“It” Came from Outer Space is a collection of Chris Priest’s short non-fiction, written over a period of thirty-five years.
There’s a wide range of subjects, most of them centred around books: the lives of writers, the deaths of writers, the fascination of slipstream, reviews of novels and other recent releases, two unsolved mysteries from the Second World War (one huge, the other not), a celebration of the life and work of H. G. Wells, and a few discussions of contemporary science fiction, the Cinderella of modern literature.
Some of the writers whose books are reviewed or whose work is described are Bob Shaw, Robert Sheckley, Arthur C. Clarke, William Sansom, Richard Cowper, Ian McEwan and Lester del Rey (the victim of the title essay). Subjects include literary plagiarism, nostalgia, reviewers who mistake books for video games, publishers who can’t be bothered to keep your books in print and journalists who can’t be bothered to read them.

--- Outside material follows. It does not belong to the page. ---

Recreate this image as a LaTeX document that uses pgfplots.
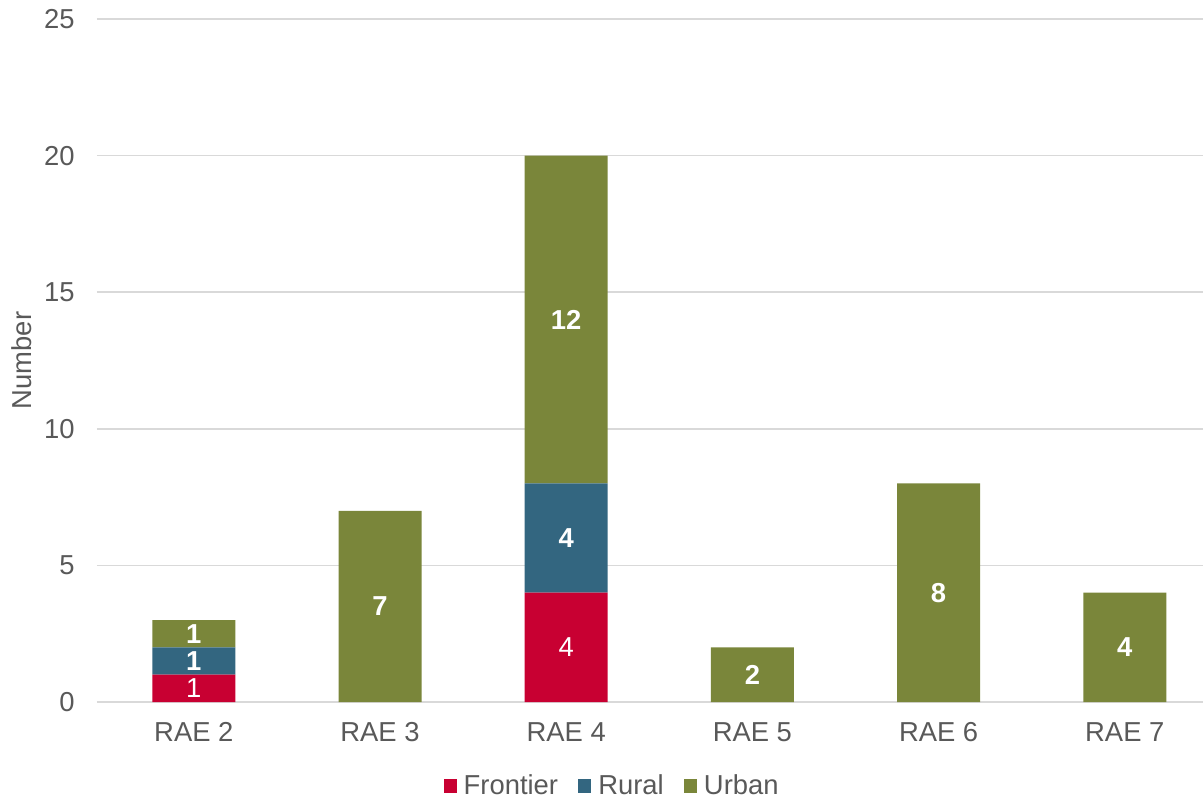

These occasional pieces, nearly all of which were started at the request of other people, gradually form what Priest calls in his Introduction ‘a series of glancing insights into underlying concerns’, or perhaps more candidly, ‘fragments of a fractured attention span.’
A few of these articles appeared in newspapers or nationally circulated magazines, but most were written for small-circulation journals or private magazines. This is the first time they have been collected in book form.